First was a, you know, spinning depth sounder on my Dad's boat. My first own boat, a somewhat needy Waterwitch, also came with a whirly sounder in a rather large box, but, height of sophistication, with a paper printout. I was never sure what I would use that for as I had no intention to conduct hydrographic studies.

Next came a Decca reader, remember those? Just a couple of years later it was no more than an expensive piece of electronic trash.

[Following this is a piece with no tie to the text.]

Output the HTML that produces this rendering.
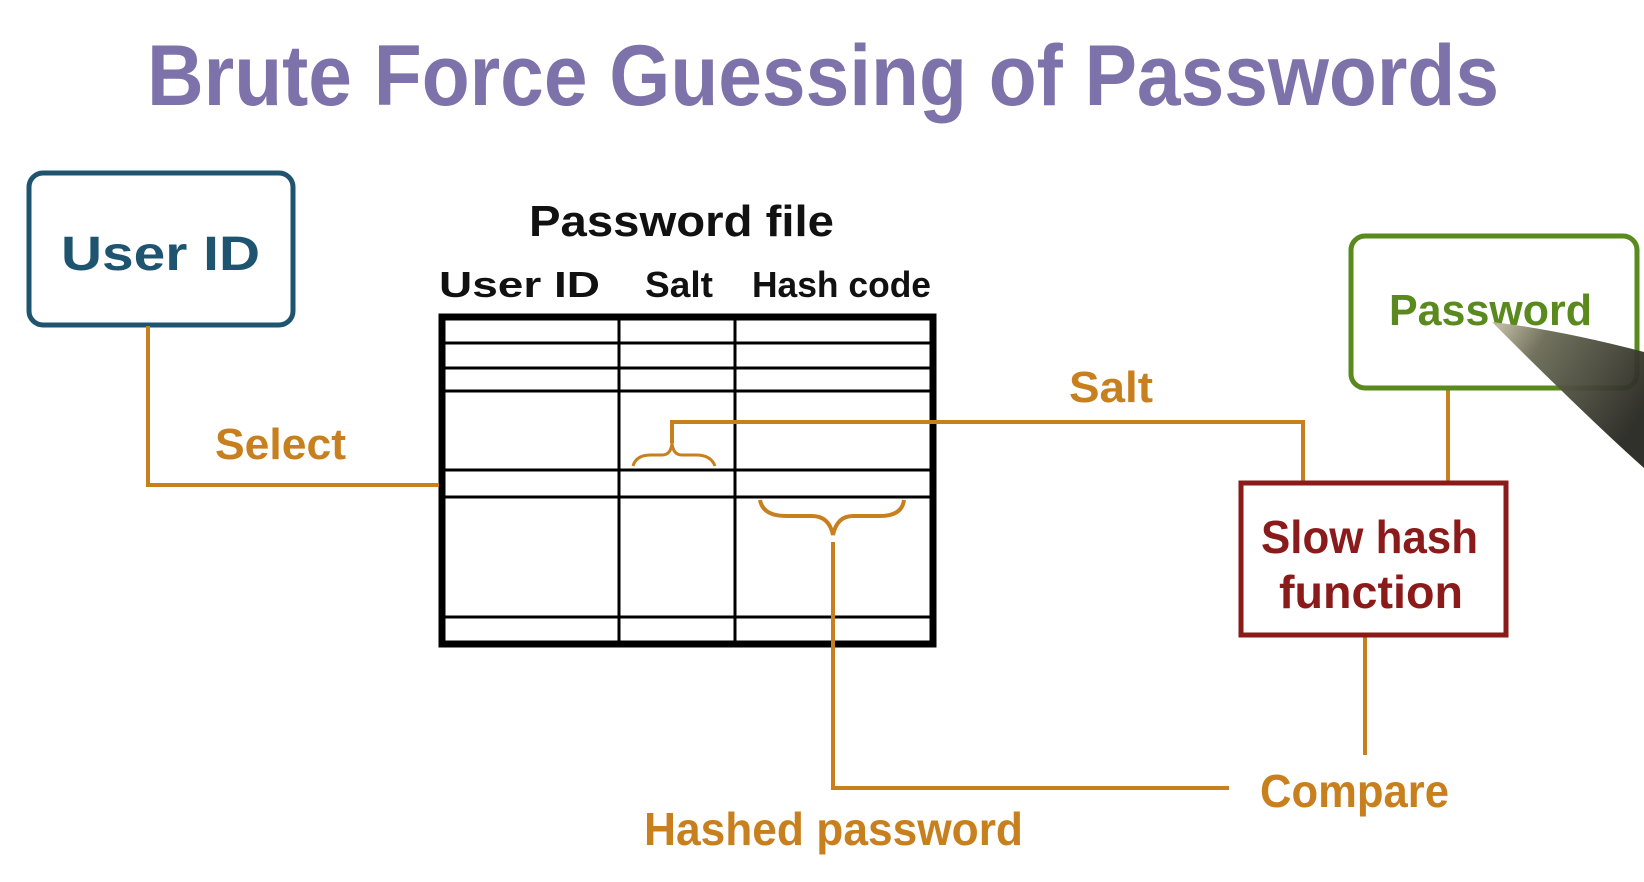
<!DOCTYPE html>
<html><head><meta charset="utf-8"><style>
html,body{margin:0;padding:0;background:#fff;}
svg{display:block;}
text{font-family:"Liberation Sans",sans-serif;font-weight:bold;}
</style></head><body>
<svg width="1644" height="882" viewBox="0 0 1644 882" xmlns="http://www.w3.org/2000/svg">
<rect width="1644" height="882" fill="#fff"/>
<text x="147" y="105" font-size="86" fill="#7d72aa" textLength="1352" lengthAdjust="spacingAndGlyphs">Brute Force Guessing of Passwords</text>

<rect x="29" y="173" width="264" height="152" rx="14" fill="none" stroke="#1e5470" stroke-width="5"/>
<text x="61" y="270" font-size="48" fill="#1e5470" textLength="199" lengthAdjust="spacingAndGlyphs">User ID</text>

<text x="529" y="236" font-size="44" fill="#111" textLength="305" lengthAdjust="spacingAndGlyphs">Password file</text>
<text x="439" y="297" font-size="36" fill="#111" textLength="161" lengthAdjust="spacingAndGlyphs">User ID</text>
<text x="645" y="297" font-size="36" fill="#111" textLength="68" lengthAdjust="spacingAndGlyphs">Salt</text>
<text x="752" y="297" font-size="36" fill="#111" textLength="179" lengthAdjust="spacingAndGlyphs">Hash code</text>

<rect x="442" y="317" width="491" height="327" fill="none" stroke="#000" stroke-width="7"/>
<g stroke="#000" stroke-width="3">
<line x1="444" y1="343" x2="931" y2="343"/>
<line x1="444" y1="368" x2="931" y2="368"/>
<line x1="444" y1="391" x2="931" y2="391"/>
<line x1="444" y1="470" x2="931" y2="470"/>
<line x1="444" y1="497" x2="931" y2="497"/>
<line x1="444" y1="617" x2="931" y2="617"/>
<line x1="619" y1="320" x2="619" y2="642"/>
<line x1="735" y1="320" x2="735" y2="642"/>
</g>

<g fill="none" stroke="#c8801e" stroke-width="4">
<polyline points="148,326 148,485 439,485"/>
<polyline points="672,443 672,422 1303,422 1303,481"/>
<line x1="1448" y1="390" x2="1448" y2="481"/>
<line x1="1365" y1="637" x2="1365" y2="755"/>
<polyline points="833,542 833,788 1229,788"/>
<path d="M633,466 Q636,455 651,455 L662,455 Q671,455 672,443 Q673,455 682,455 L696,455 Q711,455 715,466" stroke-width="3"/>
<path d="M760,500 Q763,516 786,516 L812,516 Q829,516 833,535 Q837,516 853,516 L880,516 Q902,516 904,500" stroke-width="4"/>
</g>

<text x="215" y="459" font-size="44" fill="#c8801e" textLength="131" lengthAdjust="spacingAndGlyphs">Select</text>
<text x="1069" y="402" font-size="44" fill="#c8801e" textLength="84" lengthAdjust="spacingAndGlyphs">Salt</text>

<rect x="1351" y="236" width="286" height="152" rx="14" fill="none" stroke="#5a8a1e" stroke-width="5"/>
<text x="1389" y="325" font-size="44" fill="#5a8a1e" textLength="203" lengthAdjust="spacingAndGlyphs">Password</text>

<rect x="1241" y="483" width="265" height="152" fill="none" stroke="#8b1a1a" stroke-width="5"/>
<text x="1261" y="553" font-size="46" fill="#8b1a1a" textLength="217" lengthAdjust="spacingAndGlyphs">Slow hash</text>
<text x="1279" y="608" font-size="46" fill="#8b1a1a" textLength="184" lengthAdjust="spacingAndGlyphs">function</text>

<text x="1260" y="807" font-size="46" fill="#c8801e" textLength="189" lengthAdjust="spacingAndGlyphs">Compare</text>
<text x="644" y="845" font-size="46" fill="#c8801e" textLength="379" lengthAdjust="spacingAndGlyphs">Hashed password</text>

<defs><linearGradient id="pg" x1="0" y1="0" x2="1" y2="0.6">
<stop offset="0" stop-color="#c9c3a8"/><stop offset="0.3" stop-color="#6a6a55"/><stop offset="1" stop-color="#262620"/></linearGradient></defs>
<path d="M1492,322 Q1560,330 1644,352 L1644,468 Q1590,420 1492,322 Z" fill="url(#pg)" opacity="0.95"/>
</svg>
</body></html>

I really liked the Decca Navigator -at the time it seemed wonderful.
 
I first used a mechanical calculator in the late 50's at my first job at the Shirley Institute laboratories. It was amazing where you slide little sliders around to adjust for number increments in tens and then pulled a handle to actuate the calculator. I think it pulled one way to add and the other way to subtract, not sure if it multiplied and divided? I also there used a thing called the Babbage Integrator for plotting the area under a graph. I used to do field trials in the many Cotton Spinning Mills that operated in the North West then. Some of those old Victorian cotton processing machines with dates on them around 1890 were in constant use and were amazing engineering contraptions, Carding Machines, Slubbing Machines and Spinning Frames 30 or 40 feet long moving in and out and doffers walking in and out with the machine to repaire broken ends. You only had to trip to become overun by the machine and many of these cotton workers were young girls. A H&S nightmare apart from the general health hazards of inhaled fibres. Ah the "good" old days.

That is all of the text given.